» **Short task**: It is required that the lines from the top of the listing through the line with "var yTicks = [4, 6, 8, 10, 12];" be reproduced exactly, excluding pictures.

» **Provided data**:
* START *

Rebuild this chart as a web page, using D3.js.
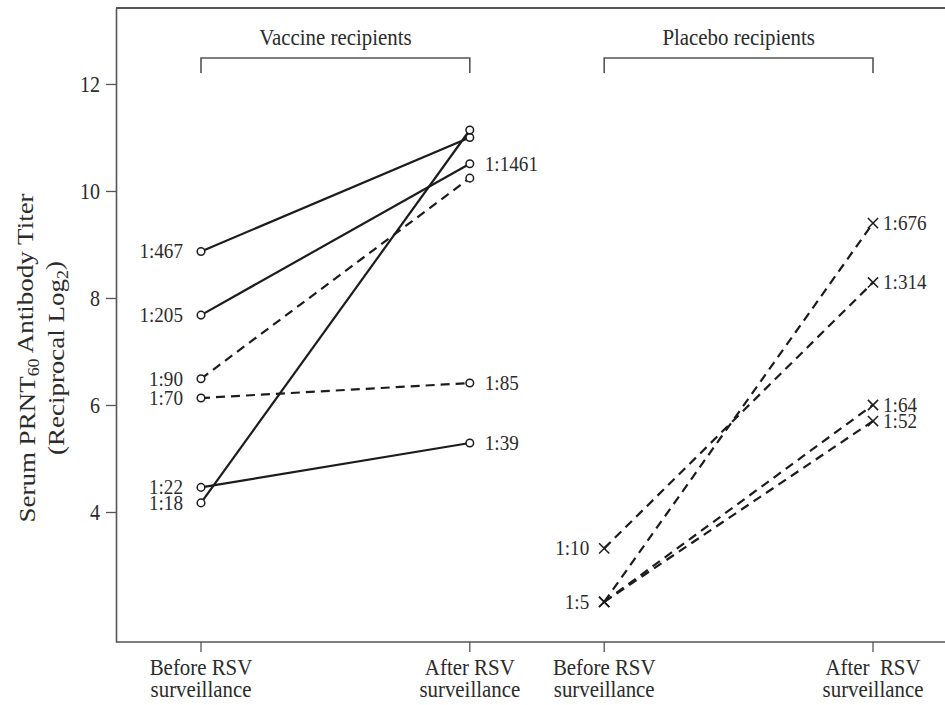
<!DOCTYPE html>
<html>
<head>
<meta charset="utf-8">
<script src="https://cdn.jsdelivr.net/npm/d3@7"></script>
<style>
  body { margin: 0; background: #fff; }
  svg { font-family: "Liberation Serif", "Times New Roman", serif; }
</style>
</head>
<body>
<div id="chart"></div>
<script>
// values are reciprocal log2 titers
var groups = ["Vaccine recipients", "Placebo recipients"];
var times = ["Before", "After"];
var timeLabels = [["Before RSV", "surveillance"], ["After RSV", "surveillance"],
                  ["Before RSV", "surveillance"], ["After  RSV", "surveillance"]];
var yTicks = [4, 6, 8, 10, 12];

var vaccineBefore = [8.87, 7.68, 6.49, 6.13, 4.46, 4.17];
var vaccineAfter  = [11.0, 10.51, 10.24, 6.41, 5.29, 11.14];
var vaccineDashed = [false, false, true, true, false, false];
var vaccineBeforeLabels = ["1:467", "1:205", "1:90", "1:70", "1:22", "1:18"];
var vaccineAfterLabels  = ["", "1:1461", "", "1:85", "1:39", ""];

var placeboBefore = [2.32, 3.32, 2.32, 2.32];
var placeboAfter  = [9.40, 8.29, 6.00, 5.70];
var placeboDashed = [true, true, true, true];
var placeboBeforeLabels = ["1:5", "1:10", "", ""];
var placeboAfterLabels  = ["1:676", "1:314", "1:64", "1:52"];

var W = 945, H = 705;
var plotLeft = 116, plotTop = 8, plotBottom = 642;
var squeeze = 0.87;
var ink = "#1c1c1c", textCol = "#2b2b2b", frameCol = "#555";

var svg = d3.select("#chart").append("svg")
  .attr("width", W).attr("height", H);

var y = d3.scaleLinear().domain([1.57, 13.42]).range([plotBottom, plotTop]);

var xGroup = d3.scaleBand().domain(groups).range([201, 873])
  .paddingInner(1 / 3).paddingOuter(0);
var xTime = d3.scalePoint().domain(times).range([0, xGroup.bandwidth()]);
var xPos = function(g, t) { return xGroup(g) + xTime(t); };

// squeezed horizontal text, like the narrow face in the figure
var label = function(parent, x, yy, txt, anchor, size) {
  return parent.append("text")
    .attr("transform", "translate(" + x + "," + yy + ") scale(" + squeeze + ",1)")
    .attr("text-anchor", anchor)
    .style("font-size", size + "px")
    .style("white-space", "pre")
    .attr("fill", textCol)
    .text(txt);
};

// frame: top and bottom rules
svg.append("line").attr("x1", plotLeft).attr("x2", W).attr("y1", plotTop).attr("y2", plotTop)
  .attr("stroke", frameCol).attr("stroke-width", 2);
svg.append("line").attr("x1", plotLeft).attr("x2", W).attr("y1", plotBottom).attr("y2", plotBottom)
  .attr("stroke", frameCol).attr("stroke-width", 1.6);

// y axis
var yAxis = d3.axisLeft(y).tickValues(yTicks).tickSize(10).tickSizeOuter(0).tickPadding(6);
var gy = svg.append("g").attr("transform", "translate(" + plotLeft + ",0)").call(yAxis);
gy.select(".domain").attr("stroke", frameCol).attr("stroke-width", 1.6);
gy.selectAll(".tick line").attr("stroke", frameCol).attr("stroke-width", 1.3);
gy.selectAll(".tick text")
  .attr("x", -16 / squeeze)
  .attr("transform", "scale(" + squeeze + ",1)")
  .attr("fill", textCol)
  .style("font-size", "23px")
  .style("font-family", "Liberation Serif, serif");

// y title
var t1 = svg.append("text")
  .attr("transform", "translate(35,358) scale(" + squeeze + ",1) rotate(-90)")
  .attr("text-anchor", "middle").style("font-size", "27px").attr("fill", textCol);
t1.append("tspan").text("Serum PRNT");
t1.append("tspan").attr("dy", "0.25em").style("font-size", "18px").text("60");
t1.append("tspan").attr("dy", "-0.25em").text(" Antibody Titer");
var t2 = svg.append("text")
  .attr("transform", "translate(64,358) scale(" + squeeze + ",1) rotate(-90)")
  .attr("text-anchor", "middle").style("font-size", "27px").attr("fill", textCol);
t2.append("tspan").text("(Reciprocal Log");
t2.append("tspan").attr("dy", "0.25em").style("font-size", "18px").text("2");
t2.append("tspan").attr("dy", "-0.25em").text(")");

// x ticks and labels
var xCats = [];
groups.forEach(function(g) { times.forEach(function(t) { xCats.push(xPos(g, t)); }); });
svg.selectAll(".xtick").data(xCats).enter().append("line")
  .attr("x1", function(d) { return d; }).attr("x2", function(d) { return d; })
  .attr("y1", plotBottom).attr("y2", plotBottom + 10)
  .attr("stroke", frameCol).attr("stroke-width", 1.3);
xCats.forEach(function(xx, i) {
  label(svg, xx, 675, timeLabels[i][0], "middle", 24);
  label(svg, xx, 697, timeLabels[i][1], "middle", 24);
});

// group brackets and titles
groups.forEach(function(g) {
  var x0 = xPos(g, "Before"), x1 = xPos(g, "After");
  svg.append("path")
    .attr("d", "M" + x0 + ",73V58H" + x1 + "V73")
    .attr("fill", "none").attr("stroke", frameCol).attr("stroke-width", 1.6);
  label(svg, (x0 + x1) / 2, 45, g, "middle", 24);
});

var drawGroup = function(g, before, after, dashed, bLabels, aLabels, marker) {
  var xb = xPos(g, "Before"), xa = xPos(g, "After");
  var rows = before.map(function(v, i) {
    return {b: v, a: after[i], dash: dashed[i], lb: bLabels[i], la: aLabels[i]};
  });
  var layer = svg.append("g");
  layer.selectAll("line.subj").data(rows).enter().append("line")
    .attr("x1", xb).attr("y1", function(d) { return y(d.b); })
    .attr("x2", xa).attr("y2", function(d) { return y(d.a); })
    .attr("stroke", ink).attr("stroke-width", 2.2)
    .attr("stroke-dasharray", function(d) { return d.dash ? "9,6" : null; });

  var pts = [];
  rows.forEach(function(d) { pts.push({x: xb, v: d.b}); pts.push({x: xa, v: d.a}); });
  if (marker == "circle") {
    layer.selectAll("circle").data(pts).enter().append("circle")
      .attr("cx", function(d) { return d.x; }).attr("cy", function(d) { return y(d.v); })
      .attr("r", 3.8).attr("fill", "#fff").attr("stroke", ink).attr("stroke-width", 1.5);
  } else {
    var sym = d3.symbol(d3.symbolX, 70);
    layer.selectAll("path.x").data(pts).enter().append("path")
      .attr("transform", function(d) { return "translate(" + d.x + "," + y(d.v) + ")"; })
      .attr("d", sym).attr("fill", "none").attr("stroke", ink).attr("stroke-width", 1.5);
  }
  return {rows: rows, xb: xb, xa: xa};
};

var vac = drawGroup(groups[0], vaccineBefore, vaccineAfter, vaccineDashed,
  vaccineBeforeLabels, vaccineAfterLabels, "circle");
vac.rows.forEach(function(d) {
  if (d.lb) label(svg, vac.xb - 18, y(d.b) + 7, d.lb, "end", 22);
  if (d.la) label(svg, vac.xa + 15, y(d.a) + 7, d.la, "start", 22);
});

var pla = drawGroup(groups[1], placeboBefore, placeboAfter, placeboDashed,
  placeboBeforeLabels, placeboAfterLabels, "x");
pla.rows.forEach(function(d) {
  if (d.lb) label(svg, pla.xb - 15, y(d.b) + 7, d.lb, "end", 22);
  if (d.la) label(svg, pla.xa + 10, y(d.a) + 7, d.la, "start", 22);
});
</script>
</body>
</html>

* END *

» **Response below**:
Rebuild this chart as a web page, using D3.js.
<!DOCTYPE html>
<html>
<head>
<meta charset="utf-8">
<script src="https://cdn.jsdelivr.net/npm/d3@7"></script>
<style>
  body { margin: 0; background: #fff; }
  svg { font-family: "Liberation Serif", "Times New Roman", serif; }
</style>
</head>
<body>
<div id="chart"></div>
<script>
// values are reciprocal log2 titers
var groups = ["Vaccine recipients", "Placebo recipients"];
var times = ["Before", "After"];
var timeLabels = [["Before RSV", "surveillance"], ["After RSV", "surveillance"],
                  ["Before RSV", "surveillance"], ["After  RSV", "surveillance"]];
var yTicks = [4, 6, 8, 10, 12];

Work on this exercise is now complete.